I confess to still seeing them as small. I remember hours of hollering "nur Patrick!" and his echo answer of "nur Daddy!" as if it were yesterday. Holding Michelle in one arm as Patrick and I sang "How Much is that Baby in the Mirror" to her reflection every night as part of the going to bed ritual. The bedtime story book with a story for every night-a different subject and a different adventure and how the two of them would sit up in their beds as my terrible German rendered any form of narrative nearly unintelligible for the two of them. And then afterwards we'd all sing Twinkle, Twinkle, Little Star and it was lights out.
Es war alles sehr gemutlich and so long ago. Coming out of the grocery yesterday, the shopper in front of me was mumbling about the youngsters, definitely NOT from here, playing under the overhang as their mother struggled to get their baby sister out of the car and into a cart. It's funny when little ones stiffen their arms and legs and refuse to make it easy for an adult to seat them in a shopping cart. Of course it's only funny when you watch; when you're the adult struggling with the child, the humor is quickly lost.

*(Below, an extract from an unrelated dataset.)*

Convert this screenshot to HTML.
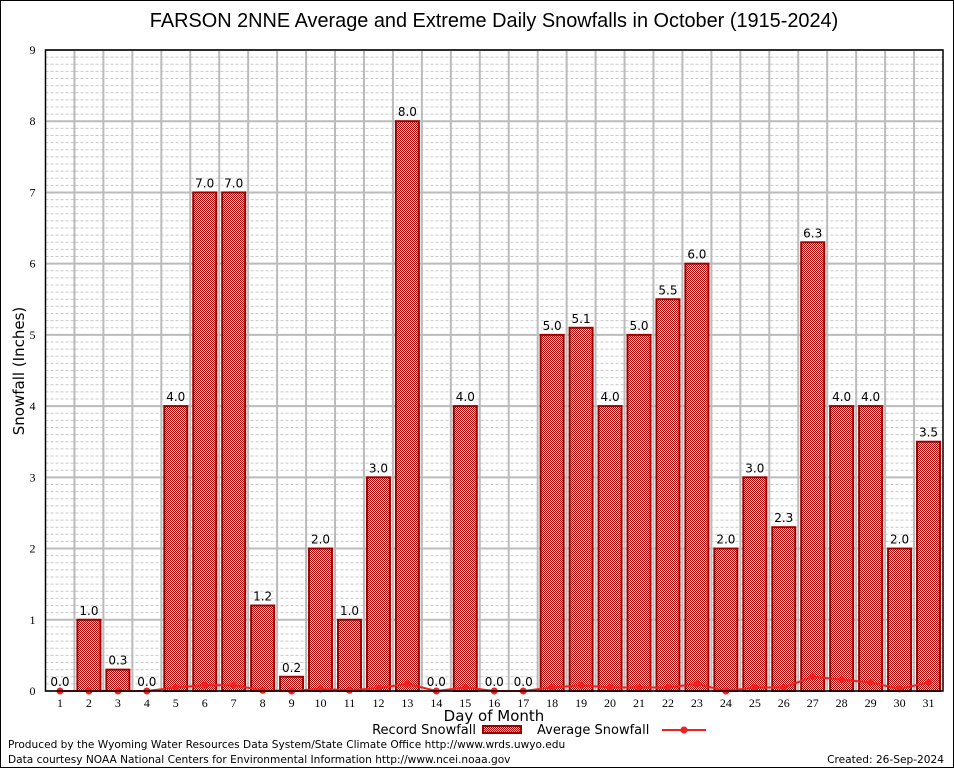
<!DOCTYPE html>
<html><head><meta charset="utf-8"><style>
body{margin:0;background:#fff;}
svg{display:block;font-family:"DejaVu Sans","Liberation Sans",sans-serif;}
</style></head><body>
<svg id="chart" width="954" height="768" viewBox="0 0 954 768">
<defs>
<pattern id="chk" width="2" height="2" patternUnits="userSpaceOnUse">
<rect width="2" height="2" fill="#f4dcdc"/><rect width="1" height="1" fill="#b00000"/><rect x="1" y="1" width="1" height="1" fill="#b00000"/>
</pattern>
</defs>
<rect x="0.5" y="0.5" width="953" height="767" fill="#fff" stroke="#000"/>
<text x="494" y="27" font-size="19.9" text-anchor="middle" font-family="Liberation Sans, sans-serif">FARSON 2NNE Average and Extreme Daily Snowfalls in October (1915-2024)</text>
<g id="grid"></g>
<g id="bars"></g>
<g id="avg"></g>
<g id="axes"></g>
<text x="24" y="371" font-size="15" text-anchor="middle" transform="rotate(-90 24 371)">Snowfall (Inches)</text>
<text x="494" y="721" font-size="15" text-anchor="middle">Day of Month</text>
<g>
<text x="476" y="734" font-size="13" text-anchor="end">Record Snowfall</text>
<rect x="483" y="726" width="38" height="7" fill="url(#chk)" stroke="#a00000" stroke-width="2"/>
<text x="537" y="734" font-size="13">Average Snowfall</text>
<line x1="662" y1="730" x2="706" y2="730" stroke="#f02020" stroke-width="2"/>
<circle cx="684" cy="730" r="3.5" fill="#f02020"/>
</g>
<text x="8" y="748" font-size="10.6">Produced by the Wyoming Water Resources Data System/State Climate Office http://www.wrds.uwyo.edu</text>
<text x="8" y="763" font-size="10.6">Data courtesy NOAA National Centers for Environmental Information http://www.ncei.noaa.gov</text>
<text x="944" y="763" font-size="10.6" text-anchor="end">Created: 26-Sep-2024</text>
</svg>
<script>
const days=[1,2,3,4,5,6,7,8,9,10,11,12,13,14,15,16,17,18,19,20,21,22,23,24,25,26,27,28,29,30,31];
const recordVals=[0,1.0,0.3,0,4.0,7.0,7.0,1.2,0.2,2.0,1.0,3.0,8.0,0,4.0,0,0,5.0,5.1,4.0,5.0,5.5,6.0,2.0,3.0,2.3,6.3,4.0,4.0,2.0,3.5];
const avgVals=[0,0,0,0,0.05,0.08,0.08,0.01,0,0.03,0.01,0.04,0.1,0,0.05,0,0,0.05,0.08,0.05,0.05,0.05,0.1,0,0.05,0.05,0.2,0.16,0.12,0.03,0.12];
const yTicks=[0,1,2,3,4,5,6,7,8,9];
const NS="http://www.w3.org/2000/svg";
const L=45.5,R=943,T=50,B=691,yMax=9;
const step=(R-L)/days.length;
const xs=d=>L+step*(d-0.5);
const ys=v=>B-(v/yMax)*(B-T);
function mk(tag,attrs,parent){const e=document.createElementNS(NS,tag);for(const k in attrs)e.setAttribute(k,attrs[k]);parent.appendChild(e);return e;}
const grid=document.getElementById('grid'),bars=document.getElementById('bars'),avg=document.getElementById('avg'),axes=document.getElementById('axes');
for(let v=0.1;v<yMax;v+=0.1){const r=Math.round(v*10)/10;if(Math.abs(r-Math.round(r))<1e-6)continue;
const g=mk('line',{x1:L,x2:R,y1:ys(r),y2:ys(r),stroke:'#c8c8c8','stroke-dasharray':'3,2','stroke-width':1},grid);

}
yTicks.forEach(t=>{const g=mk('line',{x1:L,x2:R,y1:ys(t),y2:ys(t),stroke:'#bbb','stroke-width':2},grid);


const tx=mk('text',{x:L-10,y:ys(t)+4,'font-size':12,'text-anchor':'end','font-family':'Liberation Serif, serif'},axes);tx.textContent=t;

});
for(let i=1;i<days.length;i++){const g=mk('line',{x1:L+step*i,x2:L+step*i,y1:T,y2:B,stroke:'#bbb','stroke-width':2},grid);

}
days.forEach((d,i)=>{const v=recordVals[i],x=xs(d);
if(v>0){const b=mk('rect',{x:x-11.5,y:ys(v),width:23,height:B-ys(v),fill:'url(#chk)',stroke:'#a00000','stroke-width':2},bars);

}
const lb=mk('text',{x:x,y:ys(v)-5,'font-size':12,'text-anchor':'middle'},bars);lb.textContent=v.toFixed(1);


const tl=mk('text',{x:x,y:B+16,'font-size':12,'text-anchor':'middle','font-family':'Liberation Serif, serif'},axes);tl.textContent=d;

});
const pts=days.map((d,i)=>xs(d)+','+ys(avgVals[i])).join(' ');
const pl=mk('polyline',{points:pts,fill:'none',stroke:'#f02020','stroke-width':2},avg);


days.forEach((d,i)=>{const c=mk('circle',{cx:xs(d),cy:ys(avgVals[i]),r:3.5,fill:'#f02020'},avg);

});
const fr=mk('rect',{x:L,y:T,width:R-L,height:B-T,fill:'none',stroke:'#000','stroke-width':1.5},axes);


</script>
</body></html>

Some people reach an age when you cannot tell how old they are-maybe I already have. Wouldn't want to try to guess his age but I think he needed glasses. I say that because he saw in me, as I walked past him, a kindred spirit who'd appreciate his caustic characterization of where he imagined these children were from and where he wished they'd return. Except, jeder ist ein Ausländer, irgendwo. My response was he attempt something anatomically impossible, and not quite as much a suggestion as a directive. I could have been more polite and gotten the same effect.